# Acer Aspire 5535 won't boot



## JVel (Jan 6, 2011)

Hello all. Upon Vista Service Pack install, when I got the notice of it being "Step 3 of 3" my computer blacked and shut down. The problem is, it never fully came back on. If I hit the power button, the power light comes on, the fan starts, and the disk drives starts to spin, then you can hear everything start slowing down to near silence with the light still on. I've tried hooking it up to an external monitor so it apparently is not the display. I've taken out the hard drive and RAM as well and powered on but there is no change at all. Just black screen and a very dull system roar but borderline silent. 

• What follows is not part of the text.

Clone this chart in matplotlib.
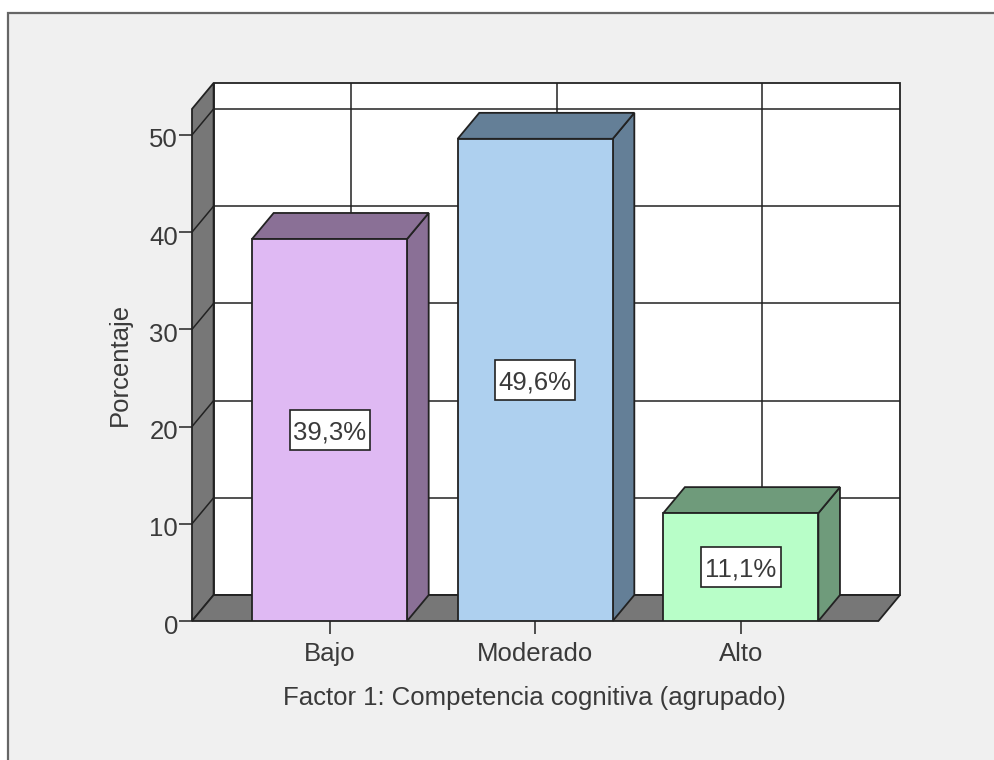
import matplotlib
matplotlib.use("Agg")
from matplotlib import pyplot as plt
from matplotlib.patches import Polygon, Rectangle
from matplotlib.transforms import ScaledTranslation

plt.rcParams['font.family'] = ['Liberation Sans', 'DejaVu Sans']

categories = ["Bajo", "Moderado", "Alto"]
values = [39.3, 49.6, 11.1]
value_labels = ["39,3%", "49,6%", "11,1%"]
yticks = [0, 10, 20, 30, 40, 50]
front_colors = ["#dfb9f3", "#aed0ef", "#b8fec8"]
shade_colors = ["#8a7096", "#647f97", "#6f9b7b"]

W, H = 995, 760
EDGE = "#222222"
TEXT = "#3a3a3a"
WALL = "#777777"
FS = 18.5

# 3D depth in data units, front plane limits
dx, dy = 0.105, 2.67
x0, x1 = -0.669, 2.669
ytop = 52.67
bar_w = 0.754
box_w, box_h = 0.389, 4.1

fig = plt.figure(figsize=(W / 100, H / 100), dpi=100, facecolor="white")
fig.add_artist(Rectangle((8 / W, -0.05), 1.05, 1 - 13 / H + 0.05, transform=fig.transFigure,
                         facecolor="#f0f0f0", edgecolor="#666666", lw=1.6, zorder=-1))

ax = fig.add_axes([192 / W, 1 - 621 / H, (900 - 192) / W, (621 - 83) / H])
ax.set_xlim(x0, x1 + dx)
ax.set_ylim(0, ytop + dy)
ax.patch.set_alpha(0)
for s in ax.spines.values():
    s.set_visible(False)


def poly(pts, color, z, lw=1.3):
    ax.add_patch(Polygon(pts, closed=True, facecolor=color, edgecolor=EDGE, lw=lw,
                         zorder=z, clip_on=False, joinstyle="miter"))


# back wall, left wall, floor
poly([(x0 + dx, dy), (x1 + dx, dy), (x1 + dx, ytop + dy), (x0 + dx, ytop + dy)], "white", 1)
poly([(x0, 0), (x0 + dx, dy), (x0 + dx, ytop + dy), (x0, ytop)], WALL, 2)
poly([(x0, 0), (x1, 0), (x1 + dx, dy), (x0 + dx, dy)], WALL, 2)

# grid on the back wall and the left wall
for v in yticks[1:]:
    ax.plot([x0 + dx, x1 + dx], [v + dy, v + dy], color=EDGE, lw=1.1, zorder=1.5)
    ax.plot([x0, x0 + dx], [v, v + dy], color=EDGE, lw=1.1, zorder=3)
for i in range(len(categories)):
    ax.plot([i + dx, i + dx], [dy, ytop + dy], color=EDGE, lw=1.1, zorder=1.5)

# small nudge so text sits like the original
down2 = ScaledTranslation(0, -2.5 / 100, fig.dpi_scale_trans)
down3 = ScaledTranslation(1 / 100, -3 / 100, fig.dpi_scale_trans)

# bars
for i, v in enumerate(values):
    left, right = i - bar_w / 2, i + bar_w / 2
    poly([(right, 0), (right + dx, dy), (right + dx, v + dy), (right, v)], shade_colors[i], 4)
    poly([(left, v), (right, v), (right + dx, v + dy), (left + dx, v + dy)], shade_colors[i], 4)
    ax.bar(i, v, width=bar_w, color=front_colors[i], edgecolor=EDGE, linewidth=1.3, zorder=5)
    ax.add_patch(Rectangle((i - box_w / 2, v / 2 - box_h / 2), box_w, box_h, facecolor="white",
                           edgecolor=EDGE, lw=1.2, zorder=6))
    ax.text(i, v / 2, value_labels[i], ha="center", va="center", fontsize=FS, color=TEXT, zorder=7,
            transform=ax.transData + down2)

ax.set_xticks(range(len(categories)))
ax.set_xticklabels(categories)
ax.set_yticks(yticks)
ax.tick_params(axis="both", length=13 * 0.72, width=1.1, color=EDGE, labelsize=FS, labelcolor=TEXT)
ax.tick_params(axis="x", pad=6)
ax.tick_params(axis="y", pad=1.5)
for lab in ax.get_yticklabels():
    lab.set_transform(lab.get_transform() + down3)

ax.set_xlabel("Factor 1: Competencia cognitiva (agrupado)", fontsize=FS, color=TEXT, va="center")
ax.xaxis.set_label_coords((534 - 192) / 708, (621 - 697.5) / 538)
ax.set_ylabel("Porcentaje", fontsize=FS, color=TEXT, va="center")
ax.yaxis.set_label_coords((120 - 192) / 708, (621 - 364) / 538)

fig.savefig("out.png", dpi=100, facecolor=fig.get_facecolor())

Because of it not even coming up from a black screen, I can't get to the BIOS options and the like that other people have suggested. I can't even set it to read from a Windows Recovery disk that I thought might help. Does anyone have any ideas? Keep reading about how the BIOS got flashed in others computers with a similar fate but unsure of how I could possibly fix the BIOS and replacing/buying a used motherboard from China worries me a little.


----------



## Amd_Man (Jan 27, 2009)

You could try removing the motherboards CMOS battery for 5 minutes and set the CLR CMOS jumper to the clear position (2-3). Then put the battery back in and put the jumper back in the normal position.


----------



## Punkle01 (Jan 25, 2011)

Have you read this thread? http://www.techsupportforum.com/forums/f15/acer-aspire-5535-how-to-flash-bios-546082.html


----------